- Theatrical release poster
- Directed by: Hanung Bramantyo
- Written by: Alim Sudio Hanung Bramantyo Manoj Punjabi
- Produced by: Manoj Punjabi
- Starring: Fedi Nuril Raline Shah Laudya Cynthia Bella Reza Rahadian Nora Danish
- Cinematography: Ipung Rachmat Syaiful
- Music by: Tya Subiakto
- Production company: MD Pictures
- Release date: 9 February 2017;
- Country: Indonesia
- Languages: Indonesian Hungarian
- Budget: Rp16 billion (US$1.1 million)
- Box office: US$4.6 million

= Surga Yang Tak Dirindukan 2 =

2017 Indonesian film

Surga yang Tak Dirindukan 2 is a religious drama film which is a sequel to the 2015 film Surga Yang Tak Dirindukan, and stars Fedi Nuril, Laudya Cynthia Bella, Raline Shah, Reza Rahadian from the previous film and also Nora Danish. The film was one of the best-selling Indonesian films of 2017.

==Cast==
- Fedi Nuril – Prasetya
- Laudya Cynthia Bella – Arini
- Reza Rahadian – Syarief Kristof
- Raline Shah – Meirose
- Nora Danish – Sheila
- Kemal Palevi – Amran
- Tanta Ginting – Hartono
- Sandrinna Michelle – Nadia
- Keefe Bazli – Akbar
- Muhadkly Acho – Panji

==Synopsis==
Meirose (Raline Shah) comes back to the house of Pras (Fedi Nuril) and Arini (Laudya Cynthia Bella). She intends to take Akbar, her son who had been treated by the couple. But this time Arini persuaded and asked Meirose to return to Pras.
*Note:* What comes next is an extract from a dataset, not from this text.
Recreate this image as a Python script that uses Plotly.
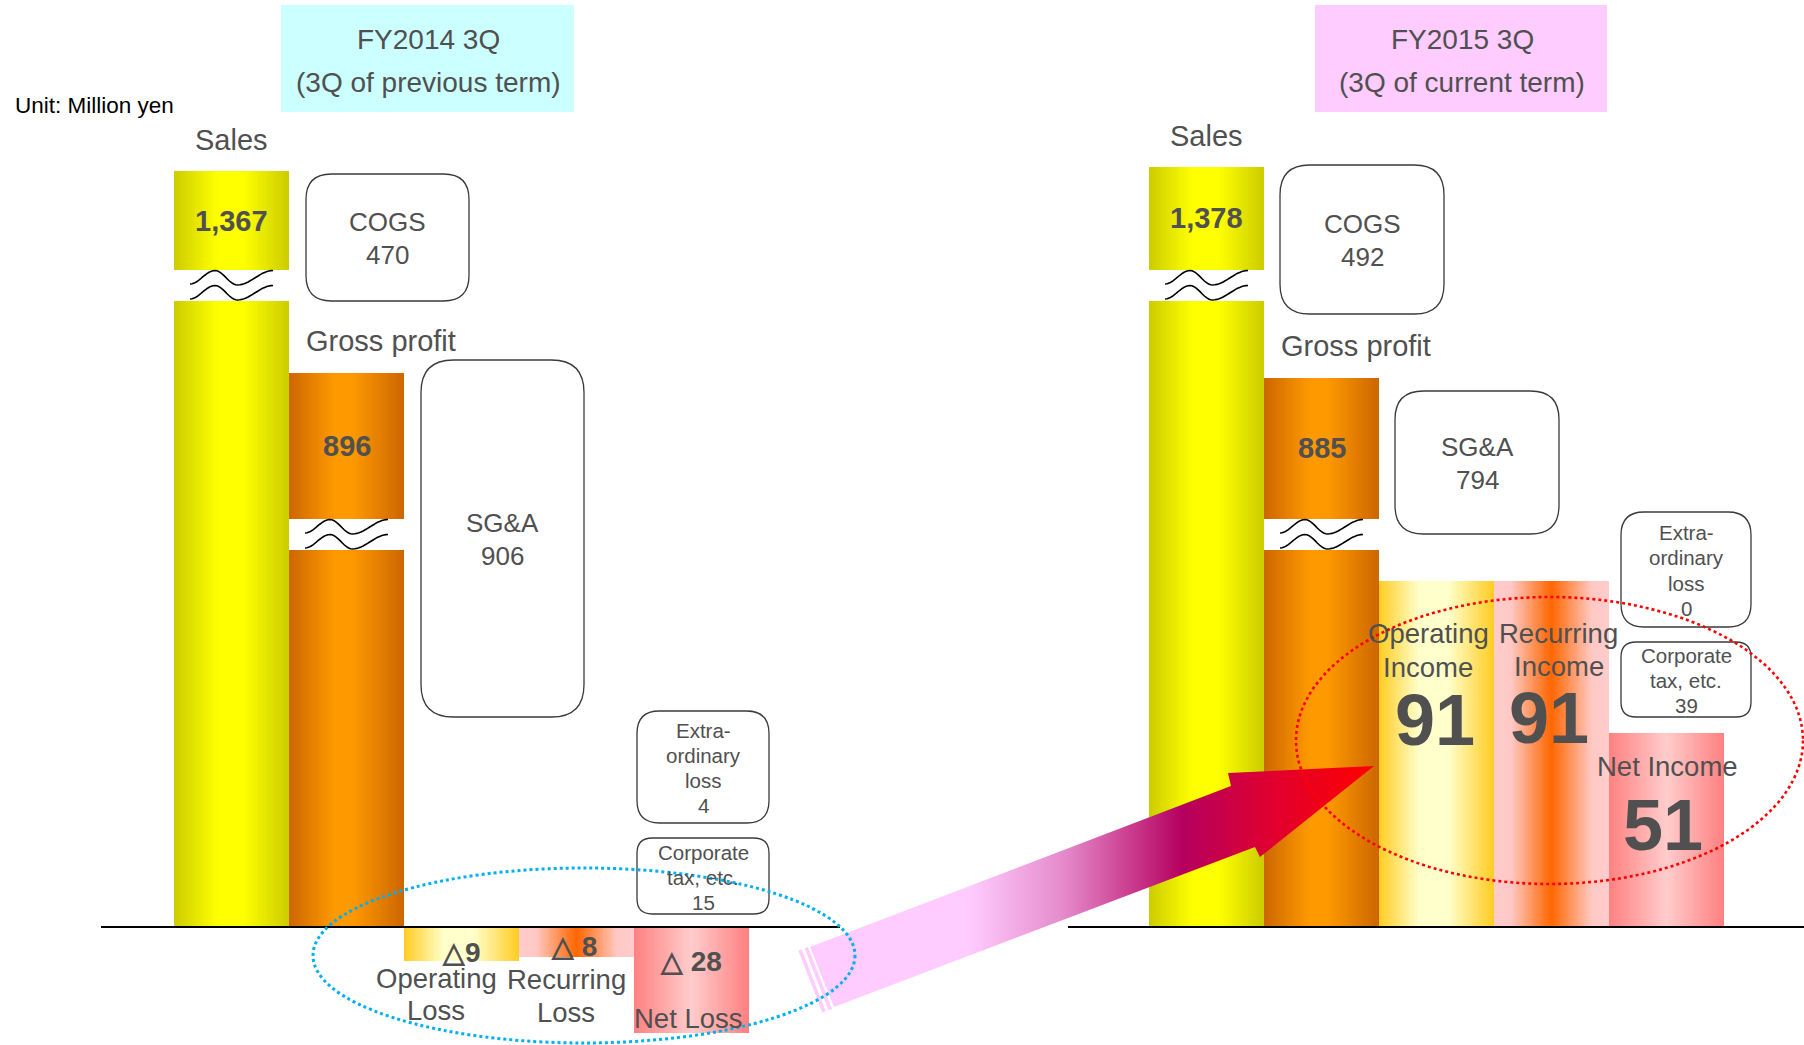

Meirose was in doubt. She is now unsure of her life choice between living a future that herself does not know what it is like, or returning to Pras but not to the heart of destroying the happiness of Arini. Meirose is more confused when Pras, the man she still loves appears in front of her.

Why did Arini insist on persuading Meirose to return to Pras? What did Pras do, whether he would accept Meirose, while he was still doubtful of his ability as a human being to be fair to two wives. Who is also the figure of the doctor Syarief (Reza Rahadian) who suddenly appeared in their lives?

==Production==
The film's budget increased threefold because it was filmed in Budapest and Szentendre, Hungary. The film's producer and CEO of MD Pictures, Manoj Punjabi claimed that the film's budget is more than Rp16 billion.

==Release==
The film was released on 9 February 2017, with 105,000 people watching the film on the release date. The film has been watched by 1,637,472 people by the end of 2017, making it one of the best-selling Indonesian films of the year, after Pengabdi Setan, Warkop DKI Reborn: Jangkrik Boss Part 2, Danur: I Can See The Ghosts and Jailangkung.